Lang Lang: Live in Vienna

Lang Lang has got so typecast that it’s good to see him venturing beyond his comfort zone.

The opening movement of Beethoven’s Op. 2 No. 3 comes with a sweetly cantabile touch, but without the needle-sharp crispness it requires: in effect, he tames it. But what he does with the Adagio is magical – each note is fastidiously weighted, with a delicate bloom.

Our rating

4

Published: January 20, 2012 at 4:32 pm

COMPOSERS: Albeniz,Beethoven,Chopin,Ibéria,Prokofiev
LABELS: Sony
WORKS: Live in Vienna: Beethoven: Sonatas Nos 3 & 23 (Appassionata); Albéniz: Iberia Book 1; Prokofiev: Sonata No. 7; plus Chopin encores
PERFORMER: Lang Lang (piano)
CATALOGUE NO: 88697719012

Lang Lang has got so typecast that it’s good to see him venturing beyond his comfort zone.

The opening movement of Beethoven’s Op. 2 No. 3 comes with a sweetly cantabile touch, but without the needle-sharp crispness it requires: in effect, he tames it.
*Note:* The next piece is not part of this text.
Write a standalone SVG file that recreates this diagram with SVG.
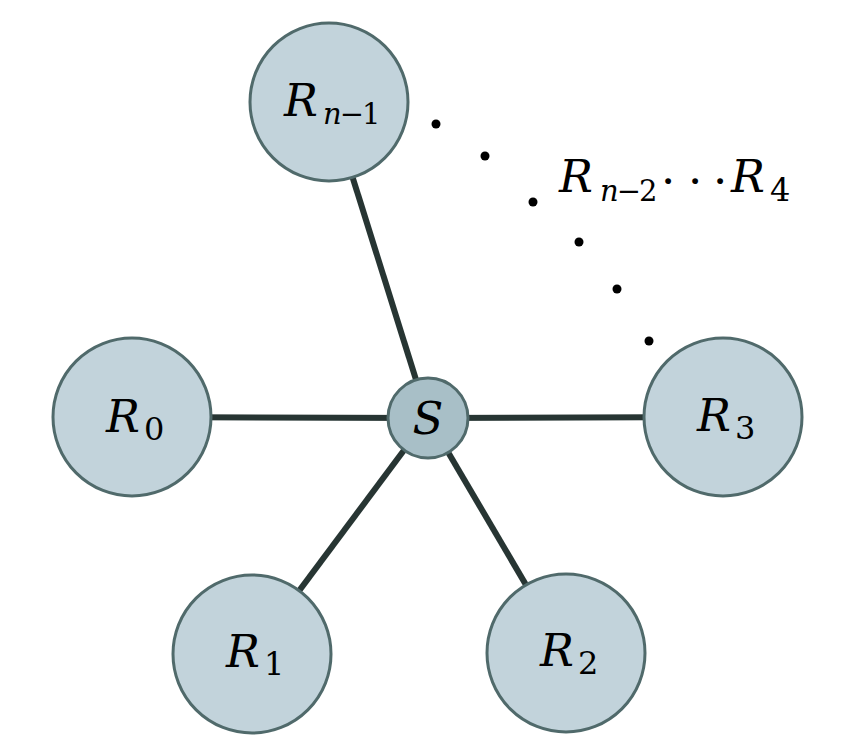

But what he does with the Adagio is magical – each note is fastidiously weighted, with a delicate bloom.

The Scherzo is on the decorous side, but the concluding Allegro assai breaks joyously free. The first movement of his Appassionata is spaciously conceived, and he brings a properly Beethovenian authority to the variations of the slow movement, before segueing gracefully into a whirlwind finale.

With the Albéniz he goes native, finding a quintessentially Spanish poetry in ‘Evocación’, beautifully-characterised dance-rhythms in ‘El Puerto’, and an atmosphere you can almost smell in the Corpus Christi procession as it approaches, then fades away into the distance. The pianism here is intoxicatingly seductive: he finds a different touch each time, with his colour changing constantly.

With Prokofiev’s Sonata No. 7 he again finds the right idiom, making grim sense of the Allegro inquieto and giving its parody Pioneer march a frenzied excitement. Whether or not one subscribes to the view that the finale is a portrait of totalitarianism, one has to admire the ferocious efficiency with which Lang Lang presents its compulsive destructiveness.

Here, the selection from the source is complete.